Donald Trump ‘seethes’ as Russia probe 'closes in'
AS THE investigation into possible links between the Trump campaign and Russia delivered its first blows on Monday, Donald Trump hunkered down in his private residence on the third storey of the White House with his bank of large-screen TVs blaring.
The President grew increasingly angry as the cable news channels broadcast around-the-clock coverage of his former campaign chief Paul Manafort and his business associate Rick Gates turning themselves in to the FBI.
The special counsel probe hit both men with 12 sensational charges - including "conspiracy against the United States - relating to a "scheme" that allegedly saw them act as foreign agents for a pro-Russian political party in Ukraine, funnel $75 million through dodgy bank accounts and then lie to authorities about it.
Mr Trump was "seething" as he watched revelation after revelation unfold on live morning TV, according to an unnamed Republican who spoke to CNN.
A report from The Washington Post suggests he spent the whole day "fuming". As details of the indictments against his campaign staffers were beamed across the country, the President reacted with "exasperation and disgust".
Downstairs, West Wing staff fretted over why he had not yet shown his face in the Oval Office.
"The walls are closing in. Everyone is freaking out," one senior Republican told the Post of the mood inside the White House.
CNN reported that "a sense of tension and uncertainty was palpable in the West Wing" as officials tried to keep Mr Trump focused on the week's busy agenda.
"Trump's anger Monday was visible to those who interacted with him, and the mood in the corridors of the White House was one of weariness and fear of the unknown," the Post wrote.
Mr Trump felt vindicated initially because Mr Manafort and Mr Gates' alleged misconduct occurred before they were part of the his campaign - and he quickly shot off two tweets to underline the point.
But Robert Mueller's investigation - which has been a constant thorn in the side of the new president - wasn't done yet.
After his Twitter blast, the special counsel probe dropped a new bombshell that provided the strongest hint yet that the Trump campaign was interested in meeting with Russian operatives during the White House race.
The investigation unsealed court documents that proved Trump campaign aide George Papadopoulos had lied to the FBI about his efforts to work with the Russian government to secure "dirt" on Hillary Clinton in the form of "thousands of emails".
He was keen to set up a meeting between Mr Trump and Russian President Vladimir Putin, but a campaign staffer stepped in to ensure that any meeting was held with a "low-level" staffer "so as not to send any signal".

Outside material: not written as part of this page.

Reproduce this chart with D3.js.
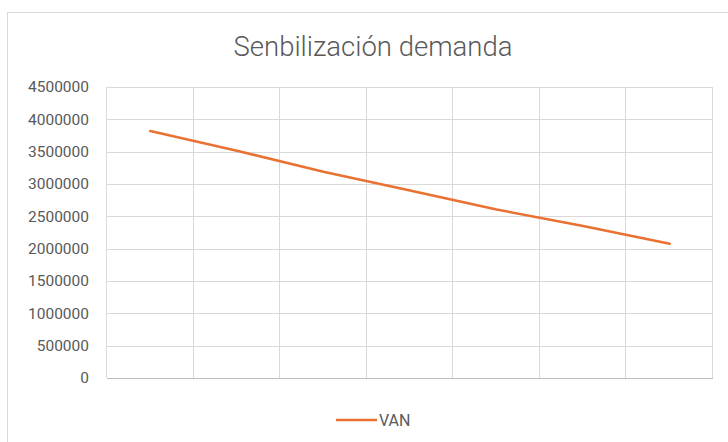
<!DOCTYPE html>
<html>
<head>
<meta charset="utf-8">
<script src="https://cdn.jsdelivr.net/npm/d3@7"></script>
<style>
  body { margin: 0; background: #fff; }
  text { font-family: Roboto, "Liberation Sans", sans-serif; fill: #595959; }
</style>
</head>
<body>
<svg class="chart"></svg>
<script>
// data
var categories = ["1", "2", "3", "4", "5", "6", "7"];
var van = [3820000, 3515000, 3190000, 2900000, 2605000, 2350000, 2075000];
var yTicks = [0, 500000, 1000000, 1500000, 2000000, 2500000, 3000000, 3500000, 4000000, 4500000];

var width = 728,
    height = 442;

var margin = {top: 87, right: 15, bottom: 64, left: 107};

var svg = d3.select(".chart")
    .attr("width", width)
    .attr("height", height);

// chart border (only top and left are visible in the window)
svg.append("rect")
    .attr("x", 7.5)
    .attr("y", 12.5)
    .attr("width", 740)
    .attr("height", 460)
    .attr("fill", "none")
    .attr("stroke", "#d9d9d9");

svg.append("text")
    .attr("x", 373)
    .attr("y", 56)
    .attr("text-anchor", "middle")
    .style("font-size", "27.5px")
    .style("font-weight", "300")
    .text("Senbilización demanda");

var x = d3.scaleBand()
    .domain(categories)
    .range([margin.left, width - margin.right]);

var y = d3.scaleLinear()
    .domain([0, 4500000])
    .range([height - margin.bottom, margin.top]);

// horizontal gridlines
svg.append("g")
    .selectAll("line")
    .data(yTicks.slice(1))
    .enter().append("line")
    .attr("x1", margin.left)
    .attr("x2", width - margin.right)
    .attr("y1", function(d) { return Math.round(y(d)) + 0.5; })
    .attr("y2", function(d) { return Math.round(y(d)) + 0.5; })
    .attr("stroke", "#d9d9d9");

// vertical gridlines at category edges
var edges = categories.map(function(c) { return x(c); }).concat([x.range()[1]]);
svg.append("g")
    .selectAll("line")
    .data(edges)
    .enter().append("line")
    .attr("x1", function(d) { return Math.round(d) - 0.5; })
    .attr("x2", function(d) { return Math.round(d) - 0.5; })
    .attr("y1", margin.top)
    .attr("y2", height - margin.bottom)
    .attr("stroke", "#d9d9d9");

// bottom axis line
svg.append("line")
    .attr("x1", margin.left)
    .attr("x2", width - margin.right)
    .attr("y1", Math.round(y(0)) + 0.5)
    .attr("y2", Math.round(y(0)) + 0.5)
    .attr("stroke", "#bfbfbf");

// y tick labels
svg.append("g")
    .selectAll("text")
    .data(yTicks)
    .enter().append("text")
    .attr("x", 89)
    .attr("y", function(d) { return y(d); })
    .attr("dy", "0.35em")
    .attr("text-anchor", "end")
    .style("font-size", "15.5px")
    .text(function(d) { return d; });

// the line
var line = d3.line()
    .x(function(d, i) { return x(categories[i]) + x.bandwidth() / 2; })
    .y(function(d) { return y(d); });

svg.append("path")
    .datum(van)
    .attr("d", line)
    .attr("fill", "none")
    .attr("stroke", "#E97132")
    .attr("stroke-width", 2.5)
    .attr("stroke-linecap", "round");

// legend
svg.append("line")
    .attr("x1", 336)
    .attr("x2", 377)
    .attr("y1", 420)
    .attr("y2", 420)
    .attr("stroke", "#E97132")
    .attr("stroke-width", 2.5);

svg.append("text")
    .attr("x", 379)
    .attr("y", 420)
    .attr("dy", "0.35em")
    .style("font-size", "16px")
    .text("VAN");
</script>
</body>
</html>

As the details trickled out, the President repeatedly called his lawyers and "hunkered down, surrounded by only a handful of aides", CNN reports. He was surprised by the admissions of Mr Papadopoulos, who was not a big name in the Trump campaign.
"Really, this is the guy?" Mr Trump said, according to CNN.
Mr Trump made his frustration known Tuesday morning, blasting Mr Papadopoulos as a "proven liar".
The President was incensed by the developments because they have distracted, once again, from the White House agenda. The administration had hoped to focus on nominating a new chairman to the Federal Reserve and tax cuts but, as has happened so many times this year, its preferred agenda has been pushed off the front page.
Mr Trump also tried to shift focus towards the "crooked" Democrats, in a series of tweets on Tuesday. He said the "biggest story" was about Tony Podesta, who quit his lobbying firm after he became embroiled in the Russia investigation.
Mr Manafort hired his firm, the Podesta Group, as part of his public relations work for Ukraine between 2012 and 2014. Mr Podesta is the brother of John Podesta, Mrs Clinton's campaign manager.
All of this comes as Mr Trump prepares to depart for a mammoth 12-day trip to Asia, where he will visit Japan, South Korea, China, Vietnam and the Philippines.
A senior administration official said on Tuesday that it was the longest trip to Asia a US president had undertaken in 25 years.
It will be a demanding schedule for a President who dislikes being away from home.
He is due to enjoy a round of golf with Japanese Prime Minister Shinzo Abe, sit down face-to-face with the Philippines' renegade President Rodrigo Duterte for the first time and meet troops at an army base in South Korea.
He will also seek to apply pressure on China to open up its economy and do more to curb North Korea's weapons program.